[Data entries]
---*---
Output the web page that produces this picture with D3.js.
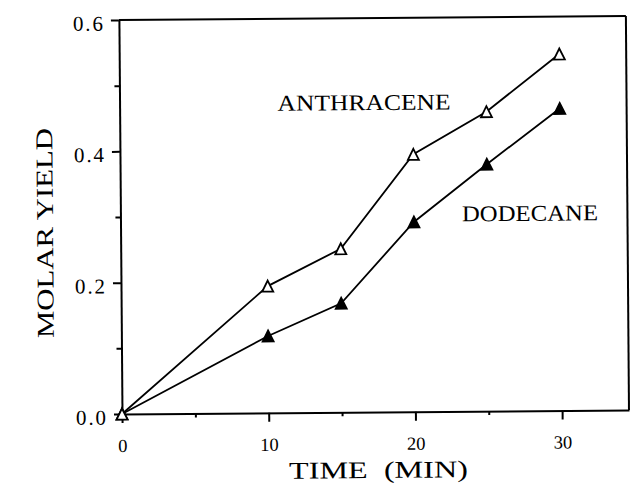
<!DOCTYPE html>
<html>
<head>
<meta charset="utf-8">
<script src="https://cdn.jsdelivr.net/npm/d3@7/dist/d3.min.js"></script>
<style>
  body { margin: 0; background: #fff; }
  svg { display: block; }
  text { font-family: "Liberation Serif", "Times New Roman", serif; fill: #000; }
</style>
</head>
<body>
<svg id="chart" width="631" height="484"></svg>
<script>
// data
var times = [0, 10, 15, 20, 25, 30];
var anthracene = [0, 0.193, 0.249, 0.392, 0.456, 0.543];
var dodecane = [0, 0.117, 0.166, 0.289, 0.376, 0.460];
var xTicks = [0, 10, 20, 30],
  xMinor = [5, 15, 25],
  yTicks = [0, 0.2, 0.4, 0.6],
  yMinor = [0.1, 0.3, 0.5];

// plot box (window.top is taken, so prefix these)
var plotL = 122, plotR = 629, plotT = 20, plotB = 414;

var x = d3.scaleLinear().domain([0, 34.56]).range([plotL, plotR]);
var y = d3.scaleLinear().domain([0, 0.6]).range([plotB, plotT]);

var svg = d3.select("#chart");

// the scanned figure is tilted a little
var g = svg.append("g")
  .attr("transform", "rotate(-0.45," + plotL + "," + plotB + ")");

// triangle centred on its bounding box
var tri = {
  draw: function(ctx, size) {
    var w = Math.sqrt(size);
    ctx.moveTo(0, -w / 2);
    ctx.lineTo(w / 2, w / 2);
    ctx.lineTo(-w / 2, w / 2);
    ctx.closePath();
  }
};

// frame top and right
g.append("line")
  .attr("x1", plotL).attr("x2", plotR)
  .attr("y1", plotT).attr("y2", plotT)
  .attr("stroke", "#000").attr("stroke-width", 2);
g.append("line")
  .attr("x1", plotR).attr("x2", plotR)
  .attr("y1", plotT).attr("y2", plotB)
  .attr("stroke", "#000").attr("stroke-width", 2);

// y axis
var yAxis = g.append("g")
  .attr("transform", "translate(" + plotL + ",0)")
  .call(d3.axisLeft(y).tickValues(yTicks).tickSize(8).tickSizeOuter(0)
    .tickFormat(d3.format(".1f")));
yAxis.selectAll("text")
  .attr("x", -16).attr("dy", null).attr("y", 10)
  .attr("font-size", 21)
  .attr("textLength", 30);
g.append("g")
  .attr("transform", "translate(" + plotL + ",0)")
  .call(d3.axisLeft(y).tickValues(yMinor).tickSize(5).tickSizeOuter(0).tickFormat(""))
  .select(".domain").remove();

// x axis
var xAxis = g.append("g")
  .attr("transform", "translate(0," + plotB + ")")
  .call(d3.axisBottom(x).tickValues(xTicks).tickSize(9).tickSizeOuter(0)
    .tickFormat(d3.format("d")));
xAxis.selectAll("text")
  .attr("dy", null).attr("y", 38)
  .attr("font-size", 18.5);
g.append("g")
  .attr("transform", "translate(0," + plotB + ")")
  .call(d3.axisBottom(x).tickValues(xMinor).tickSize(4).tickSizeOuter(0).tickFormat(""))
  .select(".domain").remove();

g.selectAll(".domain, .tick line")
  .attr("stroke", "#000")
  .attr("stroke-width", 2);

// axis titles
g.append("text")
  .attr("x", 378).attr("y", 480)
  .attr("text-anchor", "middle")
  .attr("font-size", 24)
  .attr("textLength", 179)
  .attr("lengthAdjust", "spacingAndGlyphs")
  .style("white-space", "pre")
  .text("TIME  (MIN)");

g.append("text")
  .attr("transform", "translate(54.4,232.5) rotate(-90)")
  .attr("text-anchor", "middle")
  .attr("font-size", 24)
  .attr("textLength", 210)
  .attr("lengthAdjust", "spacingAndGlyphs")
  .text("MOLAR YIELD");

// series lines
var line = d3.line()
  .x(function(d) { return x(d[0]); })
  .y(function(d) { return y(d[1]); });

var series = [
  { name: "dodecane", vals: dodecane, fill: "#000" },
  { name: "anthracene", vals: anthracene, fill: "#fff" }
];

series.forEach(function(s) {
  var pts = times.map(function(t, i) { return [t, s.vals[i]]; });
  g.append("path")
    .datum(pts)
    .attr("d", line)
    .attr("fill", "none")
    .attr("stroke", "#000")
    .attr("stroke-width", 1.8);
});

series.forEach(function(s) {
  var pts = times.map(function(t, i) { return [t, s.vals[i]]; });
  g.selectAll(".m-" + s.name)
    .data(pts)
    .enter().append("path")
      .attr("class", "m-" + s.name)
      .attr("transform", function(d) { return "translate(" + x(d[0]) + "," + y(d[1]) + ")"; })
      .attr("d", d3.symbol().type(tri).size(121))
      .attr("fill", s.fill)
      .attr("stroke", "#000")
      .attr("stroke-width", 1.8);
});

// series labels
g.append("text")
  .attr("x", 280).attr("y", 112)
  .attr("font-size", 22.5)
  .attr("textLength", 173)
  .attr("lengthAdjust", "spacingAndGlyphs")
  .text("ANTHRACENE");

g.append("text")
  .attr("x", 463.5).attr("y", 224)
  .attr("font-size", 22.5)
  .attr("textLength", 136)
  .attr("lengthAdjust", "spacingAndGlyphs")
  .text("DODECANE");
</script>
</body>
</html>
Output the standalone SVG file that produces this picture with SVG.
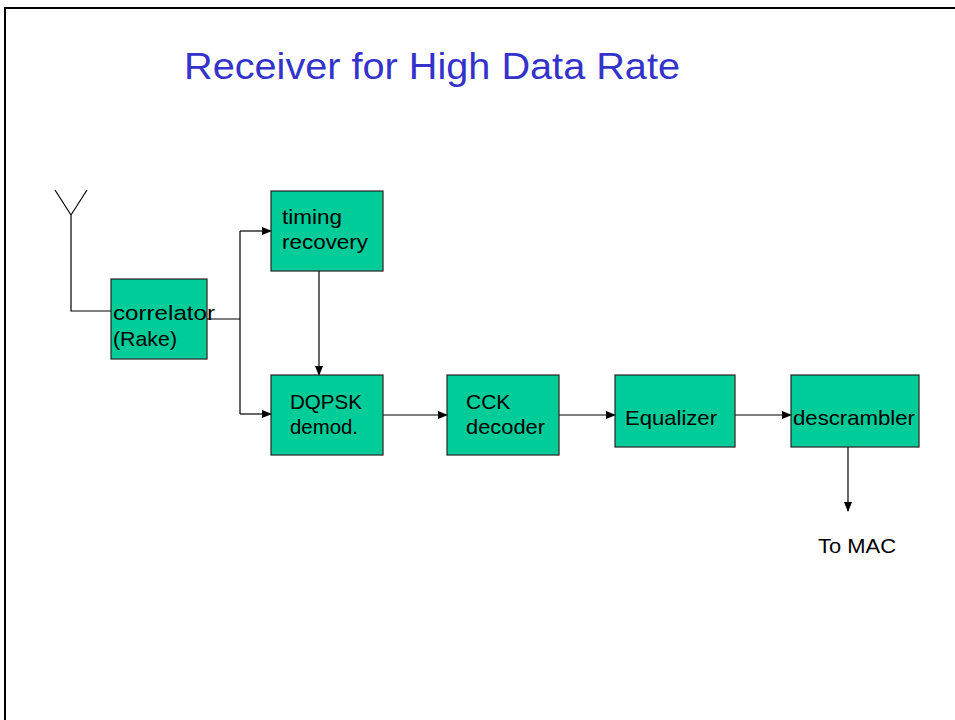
---*---
[GIVEN TASK]
Every entry should be returned exactly as written, minus the pictures.

[PROBLEM SOLUTION]
Output the web page that produces this picture with D3.js.
<!DOCTYPE html>
<html>
<head>
<meta charset="utf-8">
<script src="https://cdn.jsdelivr.net/npm/d3@7/dist/d3.min.js"></script>
<style>
  body { margin: 0; background: #fff; }
  svg { display: block; }
  text { font-family: "Liberation Serif", "Times New Roman", serif; fill: #000; }
</style>
</head>
<body>
<svg id="chart" width="631" height="484"></svg>
<script>
// data
var times = [0, 10, 15, 20, 25, 30];
var anthracene = [0, 0.193, 0.249, 0.392, 0.456, 0.543];
var dodecane = [0, 0.117, 0.166, 0.289, 0.376, 0.460];
var xTicks = [0, 10, 20, 30],
  xMinor = [5, 15, 25],
  yTicks = [0, 0.2, 0.4, 0.6],
  yMinor = [0.1, 0.3, 0.5];

// plot box (window.top is taken, so prefix these)
var plotL = 122, plotR = 629, plotT = 20, plotB = 414;

var x = d3.scaleLinear().domain([0, 34.56]).range([plotL, plotR]);
var y = d3.scaleLinear().domain([0, 0.6]).range([plotB, plotT]);

var svg = d3.select("#chart");

// the scanned figure is tilted a little
var g = svg.append("g")
  .attr("transform", "rotate(-0.45," + plotL + "," + plotB + ")");

// triangle centred on its bounding box
var tri = {
  draw: function(ctx, size) {
    var w = Math.sqrt(size);
    ctx.moveTo(0, -w / 2);
    ctx.lineTo(w / 2, w / 2);
    ctx.lineTo(-w / 2, w / 2);
    ctx.closePath();
  }
};

// frame top and right
g.append("line")
  .attr("x1", plotL).attr("x2", plotR)
  .attr("y1", plotT).attr("y2", plotT)
  .attr("stroke", "#000").attr("stroke-width", 2);
g.append("line")
  .attr("x1", plotR).attr("x2", plotR)
  .attr("y1", plotT).attr("y2", plotB)
  .attr("stroke", "#000").attr("stroke-width", 2);

// y axis
var yAxis = g.append("g")
  .attr("transform", "translate(" + plotL + ",0)")
  .call(d3.axisLeft(y).tickValues(yTicks).tickSize(8).tickSizeOuter(0)
    .tickFormat(d3.format(".1f")));
yAxis.selectAll("text")
  .attr("x", -16).attr("dy", null).attr("y", 10)
  .attr("font-size", 21)
  .attr("textLength", 30);
g.append("g")
  .attr("transform", "translate(" + plotL + ",0)")
  .call(d3.axisLeft(y).tickValues(yMinor).tickSize(5).tickSizeOuter(0).tickFormat(""))
  .select(".domain").remove();

// x axis
var xAxis = g.append("g")
  .attr("transform", "translate(0," + plotB + ")")
  .call(d3.axisBottom(x).tickValues(xTicks).tickSize(9).tickSizeOuter(0)
    .tickFormat(d3.format("d")));
xAxis.selectAll("text")
  .attr("dy", null).attr("y", 38)
  .attr("font-size", 18.5);
g.append("g")
  .attr("transform", "translate(0," + plotB + ")")
  .call(d3.axisBottom(x).tickValues(xMinor).tickSize(4).tickSizeOuter(0).tickFormat(""))
  .select(".domain").remove();

g.selectAll(".domain, .tick line")
  .attr("stroke", "#000")
  .attr("stroke-width", 2);

// axis titles
g.append("text")
  .attr("x", 378).attr("y", 480)
  .attr("text-anchor", "middle")
  .attr("font-size", 24)
  .attr("textLength", 179)
  .attr("lengthAdjust", "spacingAndGlyphs")
  .style("white-space", "pre")
  .text("TIME  (MIN)");

g.append("text")
  .attr("transform", "translate(54.4,232.5) rotate(-90)")
  .attr("text-anchor", "middle")
  .attr("font-size", 24)
  .attr("textLength", 210)
  .attr("lengthAdjust", "spacingAndGlyphs")
  .text("MOLAR YIELD");

// series lines
var line = d3.line()
  .x(function(d) { return x(d[0]); })
  .y(function(d) { return y(d[1]); });

var series = [
  { name: "dodecane", vals: dodecane, fill: "#000" },
  { name: "anthracene", vals: anthracene, fill: "#fff" }
];

series.forEach(function(s) {
  var pts = times.map(function(t, i) { return [t, s.vals[i]]; });
  g.append("path")
    .datum(pts)
    .attr("d", line)
    .attr("fill", "none")
    .attr("stroke", "#000")
    .attr("stroke-width", 1.8);
});

series.forEach(function(s) {
  var pts = times.map(function(t, i) { return [t, s.vals[i]]; });
  g.selectAll(".m-" + s.name)
    .data(pts)
    .enter().append("path")
      .attr("class", "m-" + s.name)
      .attr("transform", function(d) { return "translate(" + x(d[0]) + "," + y(d[1]) + ")"; })
      .attr("d", d3.symbol().type(tri).size(121))
      .attr("fill", s.fill)
      .attr("stroke", "#000")
      .attr("stroke-width", 1.8);
});

// series labels
g.append("text")
  .attr("x", 280).attr("y", 112)
  .attr("font-size", 22.5)
  .attr("textLength", 173)
  .attr("lengthAdjust", "spacingAndGlyphs")
  .text("ANTHRACENE");

g.append("text")
  .attr("x", 463.5).attr("y", 224)
  .attr("font-size", 22.5)
  .attr("textLength", 136)
  .attr("lengthAdjust", "spacingAndGlyphs")
  .text("DODECANE");
</script>
</body>
</html>
Output the standalone SVG file that produces this picture with SVG.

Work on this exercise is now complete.